8. Pointless Re-Releases of Films
This really just has to stop. Okay, I’m not against re-releasing films for the purpose of exposing people to the classics. I’m opposed to re-releasing films to promote pointless technological tom-foolery such as 3D. Why does a movie that was never meant to utilise this technology need to be in 3D in the first place?
Wait for an anniversary or some more meaningful occasion to re-release a film. Don’t just do it because you can.
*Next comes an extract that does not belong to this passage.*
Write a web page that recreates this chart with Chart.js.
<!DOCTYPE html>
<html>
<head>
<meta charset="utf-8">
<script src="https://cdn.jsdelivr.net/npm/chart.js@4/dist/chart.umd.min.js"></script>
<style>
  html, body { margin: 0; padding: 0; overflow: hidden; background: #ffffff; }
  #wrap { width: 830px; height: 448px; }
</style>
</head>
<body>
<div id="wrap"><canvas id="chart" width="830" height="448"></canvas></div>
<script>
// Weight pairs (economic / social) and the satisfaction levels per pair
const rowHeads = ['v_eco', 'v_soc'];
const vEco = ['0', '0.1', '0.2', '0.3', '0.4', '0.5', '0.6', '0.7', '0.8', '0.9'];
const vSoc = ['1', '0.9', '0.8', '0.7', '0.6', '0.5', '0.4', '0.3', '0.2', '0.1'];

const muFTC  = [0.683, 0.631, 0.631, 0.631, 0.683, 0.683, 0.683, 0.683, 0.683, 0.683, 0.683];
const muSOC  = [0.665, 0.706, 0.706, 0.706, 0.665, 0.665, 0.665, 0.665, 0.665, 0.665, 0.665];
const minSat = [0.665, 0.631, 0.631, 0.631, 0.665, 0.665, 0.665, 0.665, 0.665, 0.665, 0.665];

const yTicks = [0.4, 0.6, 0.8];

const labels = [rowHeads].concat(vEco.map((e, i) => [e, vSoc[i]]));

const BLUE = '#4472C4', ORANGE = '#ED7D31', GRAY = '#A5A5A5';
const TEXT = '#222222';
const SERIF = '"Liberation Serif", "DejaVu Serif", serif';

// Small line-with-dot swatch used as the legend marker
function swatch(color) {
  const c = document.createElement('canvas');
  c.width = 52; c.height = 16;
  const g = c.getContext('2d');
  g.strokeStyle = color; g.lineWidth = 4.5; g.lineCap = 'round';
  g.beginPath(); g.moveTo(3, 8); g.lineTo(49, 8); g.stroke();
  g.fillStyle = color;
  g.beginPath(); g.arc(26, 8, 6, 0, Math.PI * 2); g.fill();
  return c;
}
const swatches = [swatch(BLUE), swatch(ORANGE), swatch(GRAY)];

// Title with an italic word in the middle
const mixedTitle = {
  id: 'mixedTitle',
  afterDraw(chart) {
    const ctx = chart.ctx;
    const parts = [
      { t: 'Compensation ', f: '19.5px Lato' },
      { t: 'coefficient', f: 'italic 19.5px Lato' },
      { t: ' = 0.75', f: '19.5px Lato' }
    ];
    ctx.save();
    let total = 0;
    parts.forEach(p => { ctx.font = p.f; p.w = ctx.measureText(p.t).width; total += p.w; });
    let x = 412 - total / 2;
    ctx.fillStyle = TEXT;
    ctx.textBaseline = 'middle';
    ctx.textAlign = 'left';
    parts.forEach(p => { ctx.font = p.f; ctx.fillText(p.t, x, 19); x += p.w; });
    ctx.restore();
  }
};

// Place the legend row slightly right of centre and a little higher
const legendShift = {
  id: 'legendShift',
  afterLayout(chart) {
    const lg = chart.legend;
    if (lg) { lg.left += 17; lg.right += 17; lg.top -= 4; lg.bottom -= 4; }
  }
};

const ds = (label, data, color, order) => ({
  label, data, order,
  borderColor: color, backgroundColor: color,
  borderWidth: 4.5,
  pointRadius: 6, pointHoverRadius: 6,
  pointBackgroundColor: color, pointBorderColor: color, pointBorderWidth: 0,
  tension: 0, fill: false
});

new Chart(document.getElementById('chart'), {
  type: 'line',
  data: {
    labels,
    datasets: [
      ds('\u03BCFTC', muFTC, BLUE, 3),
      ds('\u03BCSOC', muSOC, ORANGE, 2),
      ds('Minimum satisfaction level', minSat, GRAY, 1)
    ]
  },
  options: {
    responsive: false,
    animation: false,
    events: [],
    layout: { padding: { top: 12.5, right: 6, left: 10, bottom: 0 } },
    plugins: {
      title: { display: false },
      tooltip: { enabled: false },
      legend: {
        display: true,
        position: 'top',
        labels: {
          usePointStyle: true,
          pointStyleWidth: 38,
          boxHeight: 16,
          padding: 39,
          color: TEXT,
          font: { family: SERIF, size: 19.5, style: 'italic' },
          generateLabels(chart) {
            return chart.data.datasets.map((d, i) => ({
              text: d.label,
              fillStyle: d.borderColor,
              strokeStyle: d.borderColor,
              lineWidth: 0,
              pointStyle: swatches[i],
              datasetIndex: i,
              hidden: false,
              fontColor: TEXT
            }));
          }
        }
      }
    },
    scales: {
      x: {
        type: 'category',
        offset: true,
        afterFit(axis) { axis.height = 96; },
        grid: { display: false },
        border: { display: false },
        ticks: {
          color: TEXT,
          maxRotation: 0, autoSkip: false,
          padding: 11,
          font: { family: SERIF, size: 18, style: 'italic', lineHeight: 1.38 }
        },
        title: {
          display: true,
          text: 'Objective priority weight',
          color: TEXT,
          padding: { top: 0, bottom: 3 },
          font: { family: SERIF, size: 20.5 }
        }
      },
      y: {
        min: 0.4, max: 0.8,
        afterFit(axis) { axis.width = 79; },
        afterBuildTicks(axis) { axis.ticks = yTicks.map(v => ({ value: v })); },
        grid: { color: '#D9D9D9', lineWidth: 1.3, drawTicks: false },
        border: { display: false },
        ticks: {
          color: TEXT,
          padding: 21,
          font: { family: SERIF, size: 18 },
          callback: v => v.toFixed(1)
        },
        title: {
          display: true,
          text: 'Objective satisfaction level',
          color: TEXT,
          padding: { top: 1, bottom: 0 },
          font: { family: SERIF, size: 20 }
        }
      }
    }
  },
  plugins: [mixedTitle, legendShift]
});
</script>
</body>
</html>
9. Some Movies Are Made Explicitly to Exploit the 3D Trend
If someone thinks modern movies as a whole suck, it’s hard to make an argument against them when almost every movie is a remake, the summer-blockbusters are the only ones making any decent amounts of money and you don’t even need to put any serious thought into a movie anymore… just as long as it’s 3D. I’m not going to point fingers here but: You film-makers who are doing this, you know who you are. Stop exploiting shitty technological trends to make some cash off your shitty movie and actually put some effort into making it not-shitty.
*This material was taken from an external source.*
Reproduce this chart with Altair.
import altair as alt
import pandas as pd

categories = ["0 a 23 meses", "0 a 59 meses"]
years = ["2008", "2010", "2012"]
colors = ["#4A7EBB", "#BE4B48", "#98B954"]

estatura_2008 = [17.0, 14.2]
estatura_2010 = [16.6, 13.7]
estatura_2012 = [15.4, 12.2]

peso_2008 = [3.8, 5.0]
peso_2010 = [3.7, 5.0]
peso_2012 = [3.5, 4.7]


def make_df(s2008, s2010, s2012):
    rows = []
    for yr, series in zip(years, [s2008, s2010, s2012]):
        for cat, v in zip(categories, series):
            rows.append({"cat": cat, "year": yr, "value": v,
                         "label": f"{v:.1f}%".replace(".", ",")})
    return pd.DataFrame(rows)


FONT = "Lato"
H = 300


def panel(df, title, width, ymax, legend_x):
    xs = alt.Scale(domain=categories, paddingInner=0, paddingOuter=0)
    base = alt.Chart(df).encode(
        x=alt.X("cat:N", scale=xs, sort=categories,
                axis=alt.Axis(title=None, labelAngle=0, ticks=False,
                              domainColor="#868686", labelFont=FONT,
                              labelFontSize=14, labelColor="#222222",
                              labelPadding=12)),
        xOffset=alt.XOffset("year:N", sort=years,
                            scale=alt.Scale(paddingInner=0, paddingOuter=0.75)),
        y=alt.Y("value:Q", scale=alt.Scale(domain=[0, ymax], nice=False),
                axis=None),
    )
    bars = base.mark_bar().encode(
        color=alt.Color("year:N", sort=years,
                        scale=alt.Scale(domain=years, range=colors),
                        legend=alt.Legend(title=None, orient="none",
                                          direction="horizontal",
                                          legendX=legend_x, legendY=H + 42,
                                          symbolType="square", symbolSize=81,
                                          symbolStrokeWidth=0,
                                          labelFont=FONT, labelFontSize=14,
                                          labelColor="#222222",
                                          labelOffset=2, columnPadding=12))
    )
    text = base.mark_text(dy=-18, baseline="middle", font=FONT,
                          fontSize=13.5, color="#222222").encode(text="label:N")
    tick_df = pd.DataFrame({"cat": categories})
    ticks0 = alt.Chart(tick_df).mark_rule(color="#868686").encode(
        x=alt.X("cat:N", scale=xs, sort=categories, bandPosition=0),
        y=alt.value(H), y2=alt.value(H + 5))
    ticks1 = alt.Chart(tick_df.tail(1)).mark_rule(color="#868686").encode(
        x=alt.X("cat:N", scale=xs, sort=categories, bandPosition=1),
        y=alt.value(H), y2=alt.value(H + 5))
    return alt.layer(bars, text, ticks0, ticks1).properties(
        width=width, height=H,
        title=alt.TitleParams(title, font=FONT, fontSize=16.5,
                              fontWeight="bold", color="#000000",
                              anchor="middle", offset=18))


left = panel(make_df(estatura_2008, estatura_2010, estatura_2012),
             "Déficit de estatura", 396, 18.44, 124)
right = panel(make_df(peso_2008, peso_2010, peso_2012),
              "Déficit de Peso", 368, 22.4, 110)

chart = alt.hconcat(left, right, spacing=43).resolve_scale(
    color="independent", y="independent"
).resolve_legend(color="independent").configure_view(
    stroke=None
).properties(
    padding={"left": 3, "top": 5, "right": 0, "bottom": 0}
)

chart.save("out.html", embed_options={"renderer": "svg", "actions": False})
10. It’s Just A Fad And We All Know It
The sad thing about 3D is that it’s a trend that just keeps coming back and refuses to die. 3D movies have been around for as long as the 1940s. The 50s, 60s and 80s all suffered from the resurgence of the trend and each time we were fortunate enough to realise that 3D was complete shite and that it would go away once people lost interest.
This most recent wave has been the most persistent and I think we all owe it to a stupid little movie called Avatar. If this blue cat-person joint had never been made, 3D would probably be under the rock right now.
But if someone out there really likes their 3D films, fear not, we all know it’s going to come back at some point, I just really hope it won’t be too soon.